Truth be told, we haven’t really grown a whole lot in our expectations of women or our attitudes towards beauty over the past eight hundred or so years. Is that disappointing? Yes, it certainly is. However, if we take the time to critique why 11,000 or so women are all expected to look the same, it can help us critique these same ideals when we are told that it’s time to completely remake our own bodies because a new beauty standard has come along. These ideals are simply ideals, and as such we cannot actually live up to them. We may never escape these pressures from within this culture, but at least we can examine them when they are thrust at us. You don’t need to be one identical reliquary at the bottom of an altar. You are you. That’s great. I promise.

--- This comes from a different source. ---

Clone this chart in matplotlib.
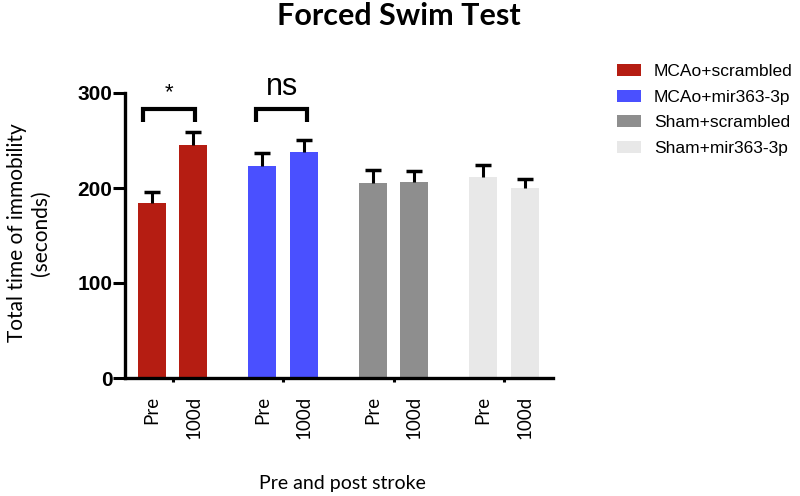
import matplotlib
matplotlib.use("Agg")
import matplotlib.pyplot as plt
import numpy as np

# --- data ---
groups = ['MCAo+scrambled', 'MCAo+mir363-3p', 'Sham+scrambled', 'Sham+mir363-3p']
timepoints = ['Pre', '100d']
means = [[184, 245], [223, 238], [205, 206], [212, 200]]
sems = [[12, 14], [14, 13], [14, 12], [12, 10]]
colors = ['#B51D12', '#4A50FF', '#8E8E8E', '#E8E8E8']
yticks = [0, 100, 200, 300]

# layout (units: group spacing = 1)
bar_off = 20.75 / 110.4
bar_w = 28 / 110.4

fig = plt.figure(figsize=(8, 4.96), dpi=100)
ax = fig.add_axes([125 / 800, 1 - 378 / 496, 428 / 800, 285 / 496])

tick_pos, tick_lab = [], []
for g, name in enumerate(groups):
    xs = np.array([g - bar_off, g + bar_off])
    m = np.array(means[g])
    e = np.array(sems[g])
    ax.bar(xs, m, width=bar_w, color=colors[g], edgecolor='none',
           label=name, zorder=2)
    # upper error bar only, cap at the top
    ax.errorbar(xs, m, yerr=[np.zeros(2), e], fmt='none', ecolor='black',
                elinewidth=2.2, capsize=0, zorder=3)
    ax.plot(xs, m + e, ls='none', marker='_', ms=12, mew=2.5, color='black', zorder=3)
    tick_pos += list(xs)
    tick_lab += timepoints

ax.set_xlim(-(172.7 - 125) / 110.4, (553 - 172.7) / 110.4)
ax.set_ylim(0, 300)
ax.set_yticks(yticks)
for lab in ax.set_yticklabels([str(v) for v in yticks]):
    lab.set_fontfamily('Liberation Sans')
    lab.set_fontweight('bold')
    lab.set_fontsize(15)
ax.tick_params(axis='y', length=9, width=2.2, pad=0, direction='out')

ax.set_xticks(tick_pos)
ax.set_xticklabels(tick_lab, rotation=90, fontsize=13.5, family='Lato')
ax.set_xticks(range(len(groups)), minor=True)
ax.tick_params(axis='x', which='major', length=0, pad=13)
ax.tick_params(axis='x', which='minor', length=3, width=2.2, direction='out')

for s in ['top', 'right']:
    ax.spines[s].set_visible(False)
for s in ['left', 'bottom']:
    ax.spines[s].set_linewidth(2.4)

# significance brackets
def bracket(x0, x1, y_top, y_bot, text, ty, size):
    ax.plot([x0, x0, x1, x1], [y_bot, y_top, y_top, y_bot], color='black',
            lw=3, solid_capstyle='butt', solid_joinstyle='miter', clip_on=False)
    ax.text((x0 + x1) / 2, ty, text, ha='center', va='center',
            fontsize=size, family='Liberation Sans', clip_on=False)

bracket(0 - 30 / 110.4, 0 + 22 / 110.4, 283, 269, '*', 300, 16)
bracket(1 - 27 / 110.4, 1 + 24 / 110.4, 283, 269, 'ns', 306, 22)

fig.text(29 / 800, 1 - 233 / 496, 'Total time of immobility\n(seconds)',
         rotation=90, ha='center', va='center', multialignment='center',
         fontsize=15, family='Lato', linespacing=1.2)
fig.text(342 / 800, 1 - 483 / 496, 'Pre and post stroke', ha='center',
         va='center', fontsize=14, family='Lato')

fig.text(277 / 800, 1 - 16 / 496, 'Forced Swim Test', ha='left', va='center',
         fontsize=22, fontweight='bold', family='Lato')

fig.legend(loc='upper left', bbox_to_anchor=(617 / 800, 1 - 64 / 496),
           frameon=False, prop={'family': 'Liberation Sans', 'size': 12.5},
           handlelength=1.38, handleheight=0.69, handletextpad=0.75,
           labelspacing=0.6, borderaxespad=0, borderpad=0)

fig.savefig('out.png', dpi=100)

Olivia A. Cole, “Your Children Want to Break the First Rule of White Club”

As their teacher, I’m here to tell you: your children don’t feel innocent, but they don’t exactly feel guilty either. They feel suspicious. I have taught your white children. I have stood at the front of a classroom or sat across a conference table with them and talked about white supremacy and cultural conditioning and the stages of socialization that occur from birth which make white people forget we are human and decide to be White. I have talked to them about intergroup theory, how children may learn prejudice explicitly from parents, but also implicitly from interactions within the environment the parents create — I’ve watched their eyes light up with recognition. They’ve told me about the silence in your homes, the explaining away of racist violence, the way you never use slurs but you tell them to ignore it when other people do. I’ve stayed after class when they’ve asked me to because they say no one has ever talked about what it means to be white outside the context of the rebel flag sticker on their dad’s bumper. They are cautious, uncomfortable, awkward, tense. But they are curious. If you’re honest, you remember the times you’ve agreed to the terms of the contract. Your children are only sixteen and the Internet has taken some of the control out of the hands of the institutions that shape them. They have seen the curtain rippling — your children are not stupid, even if white supremacy begs them to be.

Tess Wilkinson-Ryan, “Don’t let them fool you”

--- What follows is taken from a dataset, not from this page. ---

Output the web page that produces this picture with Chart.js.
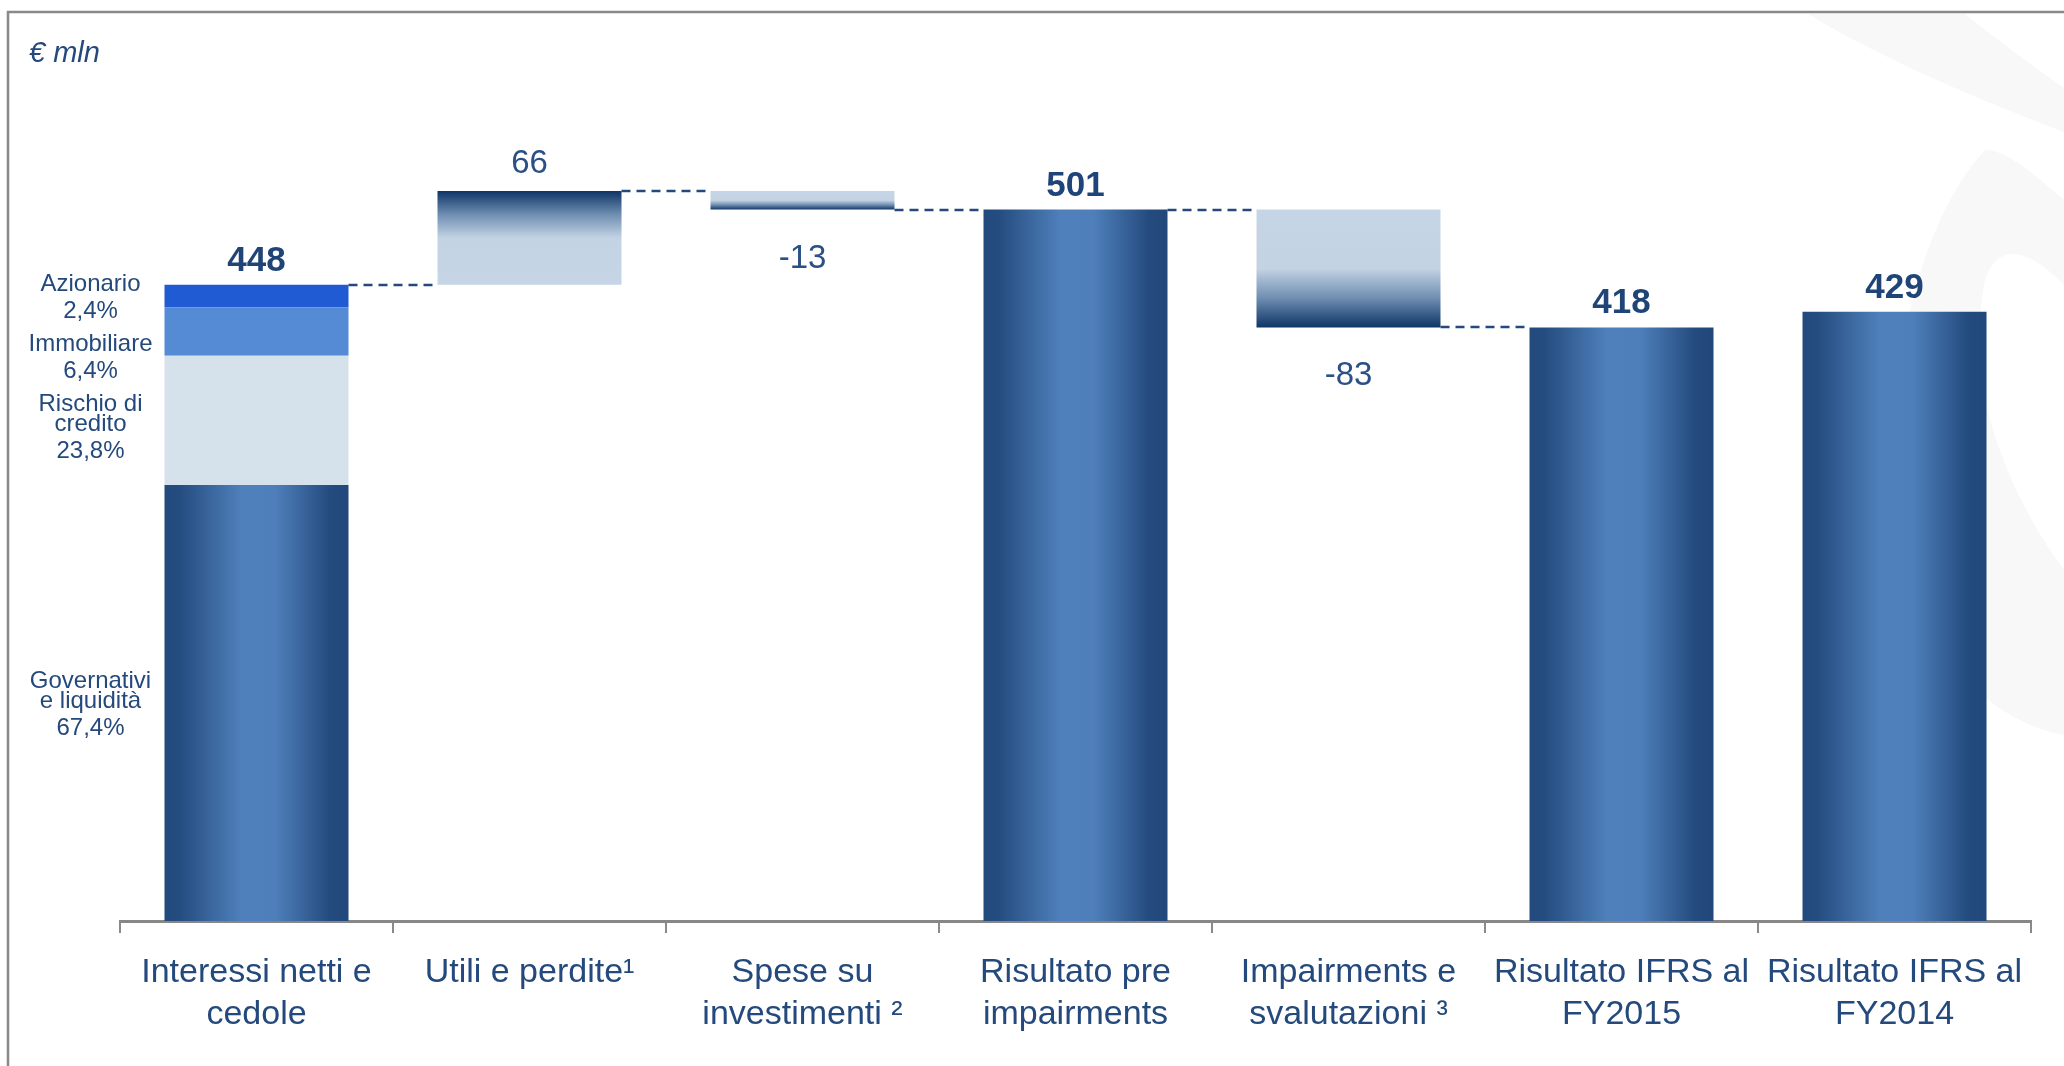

This aversion to ‘special treatment’ is a form of prejudice that relies on an automatic reaction: perceive a scam, repudiate the scammers. If members of a marginalized social group are seen as genuinely asking for equality, then they are making a deep moral claim that’s hard to dismiss. Morally and intuitively, the right response to inequality is solidarity and cooperation. But if those people are instead perceived as asking for ‘special favors’, then it seems morally optional to grant what they want. And if they are thought to be asking for special treatment but pretending they only want equality, that just seems like a scam, a reason to reject them out of hand.

It can be hard to perceive the force of this ‘special favors’ discourse, but the social science around feeling like a sucker helps make it clearer. Sugrophobia has a hair trigger, and the ‘special treatment’ framing sets it off, making the aversion to feeling suckered an underappreciated but powerful brake on social progress.

David Bentley Hart, “Agenda, Notanda, et Quaerenda”

This entire issue of eternal damnation, no matter how intense the existential anxiety it provokes, is objectively ludicrous. There is no way in which the traditional doctrine of eternal hell can be defended either logically or morally; it is sheer moral insanity allied to sheer dialectical incoherence, and absolutely nothing else. It could be true in no possible world, and every argument in its defense, viewed impartially, is risible at best, monstrous at worst. The only reason that a good number of bright and good persons attempt so ardently to make themselves and others believe it to be true is that they have been conditioned by misplaced piety and unresolved emotional abuse to think they must. And, so long as they remain in thrall to that conditioning, they can convince themselves that it all makes eminent good sense. Conversely, however, one need only set terror and superstition aside long enough to confront the teaching lucidly and honestly, in the full range of its implications, to discover all at once just how incoherent and evil it is. Once the trance is broken, the whole intricate structure of rationalizations collapses into the abyss of absurdity underlying it. Thereafter, it becomes impossible ever again to take the idea of an eternal hell seriously, or to be impressed by very old and very bad arguments in its favor.